Up to this time, Boston had felt a certain inhibition in proclaiming
the free and universal offer of Christ to men. This inhibition arose
from the supposed antinomy between the decree of election and the
indiscriminate offer of salvation to all men. But once he had grasped
the formula, according to the theology of the Marrow , that
"Jesus Christ is the Father's deed of gift and grant unto all
mankind lost", his inhibition faded away,. and he began to
preach with a fulness and freeness he had hitherto not known. his
parishioners could not fail to recognise the deep transformation in
their pastor and his ministrations.
One
of Boston's acquaintances, the worthy Rev. Thomas Davidson of
Bruntee, affirmed that he looked upon the frequent opportunities he
had of hearing him preach as one of the most exquisite privileges
with which he was favoured. There was, he wrote, a "majestic
energy" about Boston's preaching, and while there were few (if
any) who courted popularity less than Boston did, yet, "like his
shadow, it followed him whereever he went".
Boston's
popularity still persists among those who relish the truth as it is
in Jesus. He invariably studied with pen in hand, and his sermons
were written out in full before he delivered them. These facts, under
the divine providence, contributed to the perpetuation of his
productions. Due to this self-diffidence, however, Boston was very
reluctant to publish, but he was prevailed on by those who recognised
his genius as a preacher and theologian. The book for which he is
most remembered is, of course, his Human Nature in Its Fourfold
State a book which was designed by God to lead thousands to
Christ. But apart from the Fourfold State, a Collection of
Sermons, and an edition of the Marrow which he annotated,
no other book by Boston issued from the press in his life-time. Among
those published posthumously are his View of The Covenant of
Works and of Grace, The Crook in The Lot, to mention but a
few. Between 1720 and 1776, sixteen different works by Boston were
published.
Very
few today are so fortunate as to possess the whole of Boston's works.
The Beauties, originally published in 1831, was compiled by
the Rev. Samuel M'Millan with the worthy object of presenting the
public with a compend of Bostonian theology, which he hoped would
effect much spiritual good, and countervail "the leaven of the
Arminian scheme". In his preface, M'Millan wrote: "Boston
was eminently blessed with a happy talent for using his great
learning just as every godly minister should use it; not in flights
of oratory, calculated to dazzle and astonish, but in bringing down
the high mysteries of the gospel to the common capacity and in making
them quite intelligible to the meanest understanding'. It was the
editor's prayer that this volume would be greatly blessed by God in
turning sinners from darkness to light and from the power of Satan
unto God.
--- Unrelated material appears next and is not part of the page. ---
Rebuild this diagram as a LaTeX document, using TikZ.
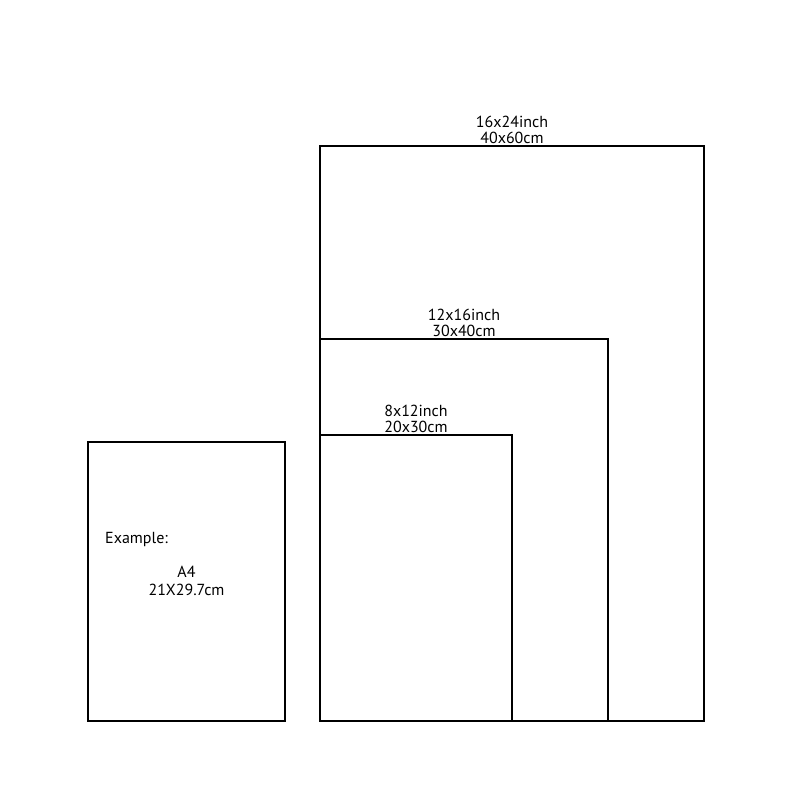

This, we may add, is the prayer of the present publishers.
In the last letter he
wrote, Boston left his MSS. to the Lord and the management of his
friends as the Lord would direct them. It gives us much pleasure to
be the instruments in taking up his writings again, under God's
direction we trust, and in furthering Ralph Erskine's prediction of
their illustrious author: Whose golden pen to future times will
bear His fame, till in the clouds his Lord appear.